-- BEGIN PROVIDED MATERIAL --

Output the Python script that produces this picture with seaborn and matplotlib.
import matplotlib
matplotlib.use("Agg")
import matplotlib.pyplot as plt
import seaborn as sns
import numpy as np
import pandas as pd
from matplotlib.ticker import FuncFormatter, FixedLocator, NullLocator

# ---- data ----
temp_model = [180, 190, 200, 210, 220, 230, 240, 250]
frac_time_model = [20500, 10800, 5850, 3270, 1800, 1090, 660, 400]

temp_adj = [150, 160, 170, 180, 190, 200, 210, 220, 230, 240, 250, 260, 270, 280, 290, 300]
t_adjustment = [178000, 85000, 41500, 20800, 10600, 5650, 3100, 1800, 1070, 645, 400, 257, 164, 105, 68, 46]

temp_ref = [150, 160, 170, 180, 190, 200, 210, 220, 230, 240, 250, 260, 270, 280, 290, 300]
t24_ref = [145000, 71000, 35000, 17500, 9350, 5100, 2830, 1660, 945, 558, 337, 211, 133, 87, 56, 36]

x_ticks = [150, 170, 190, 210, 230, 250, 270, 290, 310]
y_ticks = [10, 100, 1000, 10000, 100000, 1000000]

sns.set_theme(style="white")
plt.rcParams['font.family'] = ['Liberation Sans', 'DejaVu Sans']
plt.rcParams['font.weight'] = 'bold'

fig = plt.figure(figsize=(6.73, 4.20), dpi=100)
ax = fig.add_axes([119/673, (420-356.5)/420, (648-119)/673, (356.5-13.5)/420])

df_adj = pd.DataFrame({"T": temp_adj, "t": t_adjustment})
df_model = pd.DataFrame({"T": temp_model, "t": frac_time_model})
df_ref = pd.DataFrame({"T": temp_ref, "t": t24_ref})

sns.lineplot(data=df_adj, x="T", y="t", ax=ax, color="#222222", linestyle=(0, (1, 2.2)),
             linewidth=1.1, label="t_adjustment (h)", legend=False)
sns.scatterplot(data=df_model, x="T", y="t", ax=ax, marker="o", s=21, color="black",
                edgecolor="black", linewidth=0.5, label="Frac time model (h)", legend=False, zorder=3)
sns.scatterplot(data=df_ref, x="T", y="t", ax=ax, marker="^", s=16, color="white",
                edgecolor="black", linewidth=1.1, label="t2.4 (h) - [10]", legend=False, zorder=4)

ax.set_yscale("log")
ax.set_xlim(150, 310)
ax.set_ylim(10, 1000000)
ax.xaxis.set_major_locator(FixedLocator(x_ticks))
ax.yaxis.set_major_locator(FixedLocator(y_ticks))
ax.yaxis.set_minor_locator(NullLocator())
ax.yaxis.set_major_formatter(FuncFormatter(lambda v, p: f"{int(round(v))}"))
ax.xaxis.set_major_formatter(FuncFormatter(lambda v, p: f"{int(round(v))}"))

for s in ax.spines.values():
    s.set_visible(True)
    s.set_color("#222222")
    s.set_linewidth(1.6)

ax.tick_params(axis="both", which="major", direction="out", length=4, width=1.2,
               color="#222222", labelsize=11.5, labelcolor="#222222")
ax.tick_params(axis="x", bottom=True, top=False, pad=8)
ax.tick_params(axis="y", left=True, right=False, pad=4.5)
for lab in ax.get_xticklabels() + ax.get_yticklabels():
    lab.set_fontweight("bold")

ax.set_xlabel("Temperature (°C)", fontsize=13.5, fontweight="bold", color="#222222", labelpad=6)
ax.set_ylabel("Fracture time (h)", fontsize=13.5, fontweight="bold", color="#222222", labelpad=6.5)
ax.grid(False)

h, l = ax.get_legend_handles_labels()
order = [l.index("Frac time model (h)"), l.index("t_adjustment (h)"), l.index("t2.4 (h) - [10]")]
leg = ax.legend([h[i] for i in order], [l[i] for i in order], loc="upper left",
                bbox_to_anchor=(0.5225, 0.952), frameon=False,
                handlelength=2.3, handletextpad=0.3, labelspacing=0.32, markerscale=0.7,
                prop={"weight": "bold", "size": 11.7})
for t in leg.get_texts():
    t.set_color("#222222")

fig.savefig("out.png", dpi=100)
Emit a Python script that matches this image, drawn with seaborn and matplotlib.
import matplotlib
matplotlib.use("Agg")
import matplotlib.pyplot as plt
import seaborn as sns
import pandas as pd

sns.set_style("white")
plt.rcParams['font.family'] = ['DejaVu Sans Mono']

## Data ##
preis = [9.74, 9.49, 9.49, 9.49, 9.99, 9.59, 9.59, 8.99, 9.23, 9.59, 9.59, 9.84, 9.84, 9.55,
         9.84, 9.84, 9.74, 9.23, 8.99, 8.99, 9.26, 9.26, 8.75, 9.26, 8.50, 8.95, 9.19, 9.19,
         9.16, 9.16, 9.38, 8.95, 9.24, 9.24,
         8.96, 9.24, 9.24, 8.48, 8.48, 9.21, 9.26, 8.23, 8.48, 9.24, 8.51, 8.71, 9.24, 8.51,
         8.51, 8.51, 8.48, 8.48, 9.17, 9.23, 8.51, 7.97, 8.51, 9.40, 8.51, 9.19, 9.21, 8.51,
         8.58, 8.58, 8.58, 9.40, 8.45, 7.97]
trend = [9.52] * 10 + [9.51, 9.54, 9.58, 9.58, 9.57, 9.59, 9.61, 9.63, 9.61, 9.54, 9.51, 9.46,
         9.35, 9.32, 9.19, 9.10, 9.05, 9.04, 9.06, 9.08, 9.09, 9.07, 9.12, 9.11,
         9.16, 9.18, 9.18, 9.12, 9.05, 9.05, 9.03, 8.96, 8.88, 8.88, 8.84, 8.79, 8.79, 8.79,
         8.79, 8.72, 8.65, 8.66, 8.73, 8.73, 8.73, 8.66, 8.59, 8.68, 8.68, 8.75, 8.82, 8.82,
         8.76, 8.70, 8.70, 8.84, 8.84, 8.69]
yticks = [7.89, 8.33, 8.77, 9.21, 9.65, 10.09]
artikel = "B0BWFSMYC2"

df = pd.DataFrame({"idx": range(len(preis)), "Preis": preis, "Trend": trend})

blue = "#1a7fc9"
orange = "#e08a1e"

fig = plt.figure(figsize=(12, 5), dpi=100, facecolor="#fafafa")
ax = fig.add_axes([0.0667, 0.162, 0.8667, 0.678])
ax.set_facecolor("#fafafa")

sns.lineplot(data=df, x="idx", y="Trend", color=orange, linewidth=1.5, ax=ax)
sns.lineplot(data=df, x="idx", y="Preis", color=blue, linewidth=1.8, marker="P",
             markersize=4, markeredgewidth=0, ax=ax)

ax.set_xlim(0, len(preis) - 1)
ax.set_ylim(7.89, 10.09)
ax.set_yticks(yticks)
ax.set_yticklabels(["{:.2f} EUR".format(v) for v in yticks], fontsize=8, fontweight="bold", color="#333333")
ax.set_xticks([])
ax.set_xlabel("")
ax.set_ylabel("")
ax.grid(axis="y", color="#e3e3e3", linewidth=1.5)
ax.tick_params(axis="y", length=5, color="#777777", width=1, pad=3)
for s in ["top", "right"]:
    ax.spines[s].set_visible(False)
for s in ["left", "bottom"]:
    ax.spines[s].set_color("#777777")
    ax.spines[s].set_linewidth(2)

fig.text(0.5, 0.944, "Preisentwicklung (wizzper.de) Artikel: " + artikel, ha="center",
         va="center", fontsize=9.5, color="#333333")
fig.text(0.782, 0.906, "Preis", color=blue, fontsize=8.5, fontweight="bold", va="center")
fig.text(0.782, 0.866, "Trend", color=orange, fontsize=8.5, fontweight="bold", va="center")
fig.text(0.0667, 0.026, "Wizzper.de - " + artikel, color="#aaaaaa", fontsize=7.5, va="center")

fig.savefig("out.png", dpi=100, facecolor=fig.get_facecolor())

-- END PROVIDED MATERIAL --

# TASK REQUIREMENTS
Solely the line containing "Emit a Python", the line containing "markersize=4, markeredgewidth=0, ax=ax)", and the lines between them are to be given again, exactly as written.

# TASK SOLUTION
Emit a Python script that matches this image, drawn with seaborn and matplotlib.
import matplotlib
matplotlib.use("Agg")
import matplotlib.pyplot as plt
import seaborn as sns
import pandas as pd

sns.set_style("white")
plt.rcParams['font.family'] = ['DejaVu Sans Mono']

## Data ##
preis = [9.74, 9.49, 9.49, 9.49, 9.99, 9.59, 9.59, 8.99, 9.23, 9.59, 9.59, 9.84, 9.84, 9.55,
         9.84, 9.84, 9.74, 9.23, 8.99, 8.99, 9.26, 9.26, 8.75, 9.26, 8.50, 8.95, 9.19, 9.19,
         9.16, 9.16, 9.38, 8.95, 9.24, 9.24,
         8.96, 9.24, 9.24, 8.48, 8.48, 9.21, 9.26, 8.23, 8.48, 9.24, 8.51, 8.71, 9.24, 8.51,
         8.51, 8.51, 8.48, 8.48, 9.17, 9.23, 8.51, 7.97, 8.51, 9.40, 8.51, 9.19, 9.21, 8.51,
         8.58, 8.58, 8.58, 9.40, 8.45, 7.97]
trend = [9.52] * 10 + [9.51, 9.54, 9.58, 9.58, 9.57, 9.59, 9.61, 9.63, 9.61, 9.54, 9.51, 9.46,
         9.35, 9.32, 9.19, 9.10, 9.05, 9.04, 9.06, 9.08, 9.09, 9.07, 9.12, 9.11,
         9.16, 9.18, 9.18, 9.12, 9.05, 9.05, 9.03, 8.96, 8.88, 8.88, 8.84, 8.79, 8.79, 8.79,
         8.79, 8.72, 8.65, 8.66, 8.73, 8.73, 8.73, 8.66, 8.59, 8.68, 8.68, 8.75, 8.82, 8.82,
         8.76, 8.70, 8.70, 8.84, 8.84, 8.69]
yticks = [7.89, 8.33, 8.77, 9.21, 9.65, 10.09]
artikel = "B0BWFSMYC2"

df = pd.DataFrame({"idx": range(len(preis)), "Preis": preis, "Trend": trend})

blue = "#1a7fc9"
orange = "#e08a1e"

fig = plt.figure(figsize=(12, 5), dpi=100, facecolor="#fafafa")
ax = fig.add_axes([0.0667, 0.162, 0.8667, 0.678])
ax.set_facecolor("#fafafa")

sns.lineplot(data=df, x="idx", y="Trend", color=orange, linewidth=1.5, ax=ax)
sns.lineplot(data=df, x="idx", y="Preis", color=blue, linewidth=1.8, marker="P",
             markersize=4, markeredgewidth=0, ax=ax)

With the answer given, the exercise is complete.